Data extracted from a collection
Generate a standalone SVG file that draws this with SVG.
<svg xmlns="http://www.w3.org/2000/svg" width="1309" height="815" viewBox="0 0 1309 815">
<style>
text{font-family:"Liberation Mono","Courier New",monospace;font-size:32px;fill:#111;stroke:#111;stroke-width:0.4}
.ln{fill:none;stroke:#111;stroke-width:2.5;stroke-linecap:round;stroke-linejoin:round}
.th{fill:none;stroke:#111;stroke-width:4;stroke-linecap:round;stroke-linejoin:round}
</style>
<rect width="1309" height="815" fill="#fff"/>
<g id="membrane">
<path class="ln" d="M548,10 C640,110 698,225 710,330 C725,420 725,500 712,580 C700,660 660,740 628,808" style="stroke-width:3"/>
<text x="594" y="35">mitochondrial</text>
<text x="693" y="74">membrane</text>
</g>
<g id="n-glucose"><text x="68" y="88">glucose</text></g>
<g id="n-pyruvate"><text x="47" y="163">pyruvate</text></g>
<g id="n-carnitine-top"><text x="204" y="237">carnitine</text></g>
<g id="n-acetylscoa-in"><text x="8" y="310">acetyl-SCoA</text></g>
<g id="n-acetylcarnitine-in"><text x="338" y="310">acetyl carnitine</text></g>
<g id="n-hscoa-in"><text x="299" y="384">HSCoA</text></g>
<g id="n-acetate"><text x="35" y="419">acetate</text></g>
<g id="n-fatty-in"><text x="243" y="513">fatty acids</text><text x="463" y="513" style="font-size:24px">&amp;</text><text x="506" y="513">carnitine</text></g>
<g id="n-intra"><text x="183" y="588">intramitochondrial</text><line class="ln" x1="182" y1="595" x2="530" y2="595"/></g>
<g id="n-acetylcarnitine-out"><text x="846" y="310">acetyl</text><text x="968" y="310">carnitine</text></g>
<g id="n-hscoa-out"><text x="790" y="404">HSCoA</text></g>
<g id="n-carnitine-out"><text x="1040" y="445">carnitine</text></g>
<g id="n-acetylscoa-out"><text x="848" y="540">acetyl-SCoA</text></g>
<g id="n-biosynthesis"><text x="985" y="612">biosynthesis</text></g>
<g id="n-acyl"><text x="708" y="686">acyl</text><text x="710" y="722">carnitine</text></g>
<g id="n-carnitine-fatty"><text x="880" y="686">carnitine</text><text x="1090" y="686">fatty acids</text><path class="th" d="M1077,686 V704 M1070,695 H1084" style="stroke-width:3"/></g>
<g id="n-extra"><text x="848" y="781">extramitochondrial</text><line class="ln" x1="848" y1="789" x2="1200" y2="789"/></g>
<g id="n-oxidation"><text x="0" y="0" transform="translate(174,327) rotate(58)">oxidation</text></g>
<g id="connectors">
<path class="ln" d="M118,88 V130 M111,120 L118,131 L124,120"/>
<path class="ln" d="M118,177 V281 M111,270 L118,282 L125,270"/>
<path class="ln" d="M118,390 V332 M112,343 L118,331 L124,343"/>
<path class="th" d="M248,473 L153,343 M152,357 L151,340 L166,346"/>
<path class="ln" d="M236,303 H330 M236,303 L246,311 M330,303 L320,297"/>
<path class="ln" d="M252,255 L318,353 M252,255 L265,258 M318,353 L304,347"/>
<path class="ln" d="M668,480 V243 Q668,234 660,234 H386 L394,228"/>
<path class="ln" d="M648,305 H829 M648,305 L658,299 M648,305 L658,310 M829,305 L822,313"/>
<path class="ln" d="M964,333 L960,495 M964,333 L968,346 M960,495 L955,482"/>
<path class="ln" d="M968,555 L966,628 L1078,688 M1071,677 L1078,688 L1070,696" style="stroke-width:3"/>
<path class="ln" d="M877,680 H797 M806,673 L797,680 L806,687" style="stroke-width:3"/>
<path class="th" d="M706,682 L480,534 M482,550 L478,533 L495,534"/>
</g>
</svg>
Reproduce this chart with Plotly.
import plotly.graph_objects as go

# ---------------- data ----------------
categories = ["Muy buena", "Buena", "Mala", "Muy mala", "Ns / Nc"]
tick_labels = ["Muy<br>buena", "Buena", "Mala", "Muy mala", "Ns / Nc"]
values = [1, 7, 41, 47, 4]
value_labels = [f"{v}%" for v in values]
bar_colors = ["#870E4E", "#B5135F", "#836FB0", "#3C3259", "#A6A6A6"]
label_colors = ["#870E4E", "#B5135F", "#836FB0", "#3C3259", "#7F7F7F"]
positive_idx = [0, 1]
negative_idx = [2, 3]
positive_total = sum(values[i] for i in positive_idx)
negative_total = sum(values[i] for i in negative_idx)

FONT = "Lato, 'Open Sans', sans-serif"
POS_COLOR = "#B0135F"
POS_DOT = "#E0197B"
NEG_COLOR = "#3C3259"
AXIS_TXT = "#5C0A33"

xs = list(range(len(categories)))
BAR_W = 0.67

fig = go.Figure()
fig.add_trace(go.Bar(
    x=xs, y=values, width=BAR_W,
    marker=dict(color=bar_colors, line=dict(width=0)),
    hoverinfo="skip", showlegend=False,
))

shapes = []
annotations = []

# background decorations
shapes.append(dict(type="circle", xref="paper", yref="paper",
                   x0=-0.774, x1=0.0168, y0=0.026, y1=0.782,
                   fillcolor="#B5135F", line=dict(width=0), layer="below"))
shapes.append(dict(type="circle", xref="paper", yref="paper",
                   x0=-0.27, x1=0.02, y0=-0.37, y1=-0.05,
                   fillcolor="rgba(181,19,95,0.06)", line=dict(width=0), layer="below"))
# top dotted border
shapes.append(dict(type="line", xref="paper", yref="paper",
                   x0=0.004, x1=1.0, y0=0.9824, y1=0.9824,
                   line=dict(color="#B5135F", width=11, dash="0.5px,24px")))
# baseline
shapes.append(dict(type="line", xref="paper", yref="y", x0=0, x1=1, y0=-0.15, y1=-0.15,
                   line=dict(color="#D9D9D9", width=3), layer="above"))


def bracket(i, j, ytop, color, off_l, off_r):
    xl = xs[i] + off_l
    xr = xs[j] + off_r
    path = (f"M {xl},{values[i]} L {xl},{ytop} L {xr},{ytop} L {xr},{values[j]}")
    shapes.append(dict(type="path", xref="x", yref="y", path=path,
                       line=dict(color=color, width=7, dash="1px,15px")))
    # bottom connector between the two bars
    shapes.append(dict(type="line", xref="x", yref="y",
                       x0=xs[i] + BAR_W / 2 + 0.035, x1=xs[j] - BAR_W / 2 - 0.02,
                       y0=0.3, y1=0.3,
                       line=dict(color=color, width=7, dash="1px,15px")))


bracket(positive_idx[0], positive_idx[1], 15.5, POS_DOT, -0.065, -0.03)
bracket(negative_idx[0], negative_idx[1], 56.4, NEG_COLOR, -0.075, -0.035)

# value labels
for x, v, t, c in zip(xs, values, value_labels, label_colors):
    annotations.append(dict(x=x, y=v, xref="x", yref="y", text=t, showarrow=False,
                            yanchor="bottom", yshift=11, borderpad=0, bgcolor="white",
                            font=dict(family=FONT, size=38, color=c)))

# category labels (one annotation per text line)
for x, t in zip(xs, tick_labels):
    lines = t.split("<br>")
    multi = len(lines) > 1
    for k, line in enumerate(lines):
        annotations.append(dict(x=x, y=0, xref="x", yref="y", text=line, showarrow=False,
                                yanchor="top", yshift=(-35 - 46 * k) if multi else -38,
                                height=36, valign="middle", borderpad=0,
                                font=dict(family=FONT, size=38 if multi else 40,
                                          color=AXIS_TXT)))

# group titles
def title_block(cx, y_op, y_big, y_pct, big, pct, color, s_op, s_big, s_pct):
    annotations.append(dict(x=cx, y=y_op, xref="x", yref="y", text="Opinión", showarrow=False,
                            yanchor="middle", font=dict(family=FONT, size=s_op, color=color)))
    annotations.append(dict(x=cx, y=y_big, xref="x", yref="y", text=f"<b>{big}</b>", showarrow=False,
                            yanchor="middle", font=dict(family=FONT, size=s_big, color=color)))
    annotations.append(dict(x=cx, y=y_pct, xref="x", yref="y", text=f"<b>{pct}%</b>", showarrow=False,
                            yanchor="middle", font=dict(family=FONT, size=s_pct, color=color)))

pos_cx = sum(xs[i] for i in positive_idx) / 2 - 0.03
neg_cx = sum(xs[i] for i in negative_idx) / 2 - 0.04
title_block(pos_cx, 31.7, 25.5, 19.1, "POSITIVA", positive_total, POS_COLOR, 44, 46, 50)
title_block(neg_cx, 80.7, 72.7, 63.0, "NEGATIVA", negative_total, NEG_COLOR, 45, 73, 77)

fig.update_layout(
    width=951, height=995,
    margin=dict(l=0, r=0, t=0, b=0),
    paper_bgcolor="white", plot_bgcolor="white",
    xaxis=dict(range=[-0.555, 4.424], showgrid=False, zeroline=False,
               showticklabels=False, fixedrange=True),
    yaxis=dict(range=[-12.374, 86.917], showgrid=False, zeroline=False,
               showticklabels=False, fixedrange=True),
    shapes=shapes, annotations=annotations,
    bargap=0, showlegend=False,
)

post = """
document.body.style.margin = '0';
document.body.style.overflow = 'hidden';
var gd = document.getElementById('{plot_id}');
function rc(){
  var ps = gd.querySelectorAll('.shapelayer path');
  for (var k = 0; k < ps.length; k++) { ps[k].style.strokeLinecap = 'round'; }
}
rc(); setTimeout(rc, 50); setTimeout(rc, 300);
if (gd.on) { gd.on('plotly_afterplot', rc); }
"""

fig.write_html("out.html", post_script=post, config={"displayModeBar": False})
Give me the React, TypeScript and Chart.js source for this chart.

Requirement → Start at the line with "Reproduce this chart with Plotly." and stop after the line with "import plotly.graph_objects as go". Repeat exactly the lines in that range.

Final answer →
Reproduce this chart with Plotly.
import plotly.graph_objects as go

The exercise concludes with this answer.